The Senate Judiciary Committee scheduled a hearing Friday for Supreme Court nominee Brett Kavanaugh and Christine Blasey Ford, a woman who says he sexually assaulted her as a teenager, as a claim of sexual misconduct emerged from another woman.
The New Yorker magazine reported today that Senate Democrats were investigating a second woman's accusation of sexual misconduct by Kavanaugh dating to the 1983-84 academic year, Kavanaugh's first at Yale University.
The New Yorker said 53-year-old Deborah Ramirez described the incident in an interview after being contacted by the magazine.
Ramirez recalled that Kavanaugh exposed himself at a drunken dormitory party, thrust his penis in her face, and caused her to touch it without her consent as she pushed him away, the magazine reported.
In a statement provided by the White House, Kavanaugh said the event "did not happen" and that the allegation was "a smear, plain and simple."
A White House spokeswoman added in a second statement that the allegation was "designed to tear down a good man."
Sen. Dianne Feinstein of California, the ranking Democrat on the Judiciary Committee, called for the "immediate postponement" of any further action on Kavanaugh's nomination.
She also asked the committee's chairman, Sen. Chuck Grassley, R-Iowa, to have the FBI investigate the allegations of both Ford and Ramirez.
The New Yorker said it contacted Ramirez after learning of a possible involvement in an incident with Kavanaugh and that the allegation came to Democratic senators through a civil rights lawyer. She had been considering speaking to the magazine for at least a week.
Meanwhile, Republicans were pressing for a swift hearing and a vote.
Christine Blasey Ford says she’ll give evidence against Brett Kavanaugh, as long as Senators ensure her safety.
The magazine reported that Ramirez was reluctant at first to speak publicly "partly because her memories contained gaps because she had been drinking at the time of the alleged incident."
She also acknowledged reluctance "to characterise Kavanaugh's role in the alleged incident with certainty."
The magazine reported that after "six days of carefully assessing her memories and consulting with her attorney, Ramirez said that she felt confident enough of her recollections" to recall the incident.

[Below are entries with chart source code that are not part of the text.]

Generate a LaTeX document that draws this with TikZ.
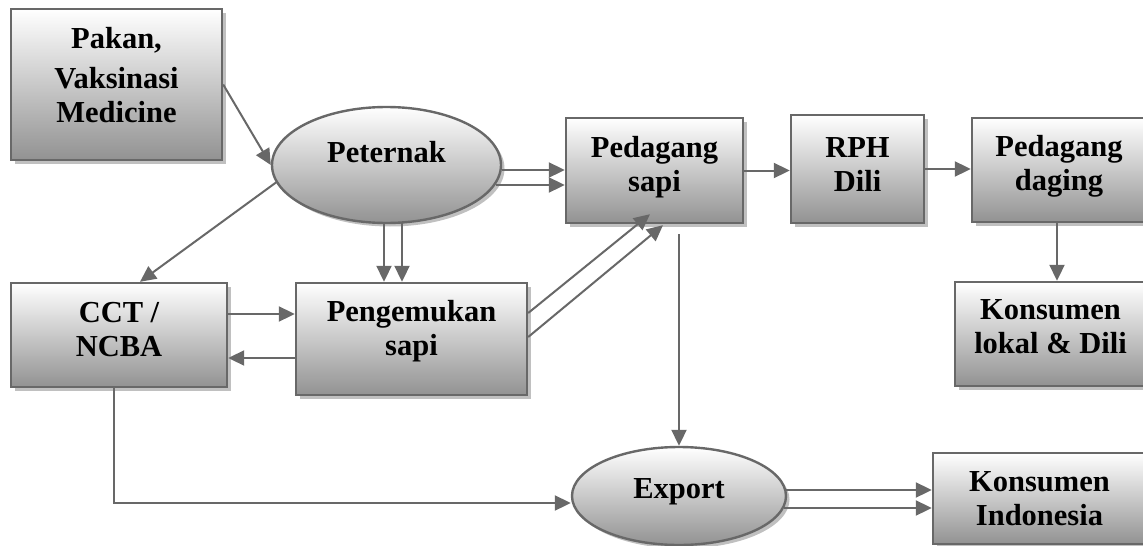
\documentclass[tikz,border=0pt]{standalone}
\usepackage{fontspec}
\setmainfont{Liberation Serif}
\usetikzlibrary{arrows.meta,shadows,shapes.geometric}
\definecolor{edgegray}{RGB}{104,104,104}
\definecolor{shadegray}{RGB}{192,192,192}
\definecolor{botgray}{RGB}{146,146,146}
\begin{document}
\begin{tikzpicture}[x=1pt,y=-1pt,
  boxbase/.style={draw=edgegray, line width=2.4pt, top color=white, bottom color=botgray,
    inner sep=0pt, drop shadow={shadow xshift=3.5pt,shadow yshift=-3.5pt,fill=shadegray,opacity=1}},
  box/.style={boxbase, rectangle},
  oval/.style={boxbase, ellipse},
  txt/.style={font=\bfseries\fontsize{30.5}{34}\selectfont, align=center, inner sep=0pt, text=black},
  arr/.style={draw=edgegray, line width=2pt, -{Triangle[length=16pt,width=15pt]}}]
\useasboundingbox (0,0) rectangle (1143,546);
\fill[white] (0,0) rectangle (1143,546);
\clip (0,0) rectangle (1143,546);

% nodes
\node[box, minimum width=211pt, minimum height=151pt,
  label={[txt,name=pakant,yshift=9.5pt]center:{Pakan,\\[6pt]Vaksinasi\\Medicine}}] (pakan) at (116.5,84.5) {};
\node[oval, minimum width=229pt, minimum height=116pt,
  label={[txt,name=peternakt,yshift=13pt]center:{Peternak}}] (peternak) at (386.5,165) {};
\node[box, minimum width=177pt, minimum height=105pt,
  label={[txt,name=pedt,yshift=3pt]center:{Pedagang\\sapi}}] (ped) at (654.5,170.5) {};
\node[box, minimum width=133pt, minimum height=108pt,
  label={[txt,name=rpht,yshift=4pt]center:{RPH\\Dili}}] (rph) at (857.5,169) {};
\node[box, minimum width=174pt, minimum height=104pt,
  label={[txt,name=pdagingt,yshift=4pt]center:{Pedagang\\daging}}] (pdaging) at (1059,170) {};
\node[box, minimum width=191pt, minimum height=104pt,
  label={[txt,name=klokalt,yshift=7.5pt]center:{Konsumen\\lokal \& Dili}}] (klokal) at (1050.5,334) {};
\node[box, minimum width=216pt, minimum height=104pt,
  label={[txt,name=cctt,yshift=5.5pt]center:{CCT /\\NCBA}}] (cct) at (119,335) {};
\node[box, minimum width=231pt, minimum height=112pt,
  label={[txt,name=pengt,yshift=7.5pt]center:{Pengemukan\\sapi}}] (peng) at (411.5,339) {};
\node[oval, minimum width=214pt, minimum height=98pt,
  label={[txt,name=exportt,yshift=4pt]center:{Export}}] (export) at (679,496) {};
\node[box, minimum width=213pt, minimum height=91pt,
  label={[txt,name=kindot,yshift=0pt]center:{Konsumen\\Indonesia}}] (kindo) at (1039.5,498.5) {};

% connectors
\draw[arr] (pakan.east) -- (peternak.west);
\draw[arr] (peternak.189) -- ([xshift=21pt]cct.north);
\draw[arr] ([yshift=-5pt]peternak.east) -- ([yshift=0.5pt]ped.west);
\draw[arr] ([xshift=-6pt,yshift=-20pt]peternak.east) -- ([yshift=-14.5pt]ped.west);
\draw[arr] ([xshift=-2.5pt]peternak.south) -- ([xshift=-27.5pt]peng.north);
\draw[arr] ([xshift=15.5pt,yshift=1pt]peternak.south) -- ([xshift=-9.5pt]peng.north);
\draw[arr] ([yshift=21pt]cct.east) -- ([yshift=25pt]peng.west);
\draw[arr] ([yshift=-19pt]peng.west) -- ([yshift=-23pt]cct.east);
\draw[arr] ([yshift=26pt]peng.east) -- ([xshift=-4.5pt,yshift=10pt]ped.south);
\draw[arr] ([yshift=2pt]peng.east) -- ([xshift=8.5pt,yshift=-1pt]ped.south);
\draw[arr] ([xshift=24.5pt,yshift=-10pt]ped.south) -- (export.north);
\draw[arr] (ped.east) -- (ped.east -| rph.west);
\draw[arr] (rph.east) -- (rph.east -| pdaging.west);
\draw[arr] ([xshift=-2pt]pdaging.south) -- ([xshift=6.5pt]klokal.north);
\draw[arr] ([xshift=-5pt]cct.south) |- ([yshift=-7pt]export.west);
\draw[arr] ([xshift=-1pt,yshift=6pt]export.east) -- ([yshift=8.5pt]kindo.west);
\draw[arr] ([xshift=-3pt,yshift=-12pt]export.east) -- ([yshift=-9.5pt]kindo.west);
\end{tikzpicture}
\end{document}
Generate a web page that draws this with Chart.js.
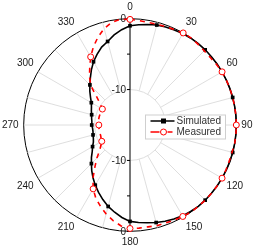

The new information came hours after the Senate committee agreed to a date and time for a hearing after nearly a week of uncertainty over whether Ford would appear to tell her story.
The agreement and the latest accusation set the stage for a dramatic showdown as Kavanaugh and Ford each tell their side of the story.
The developments could also determine the fate of Kavanaugh's confirmation, which hangs on the votes of a handful of senators.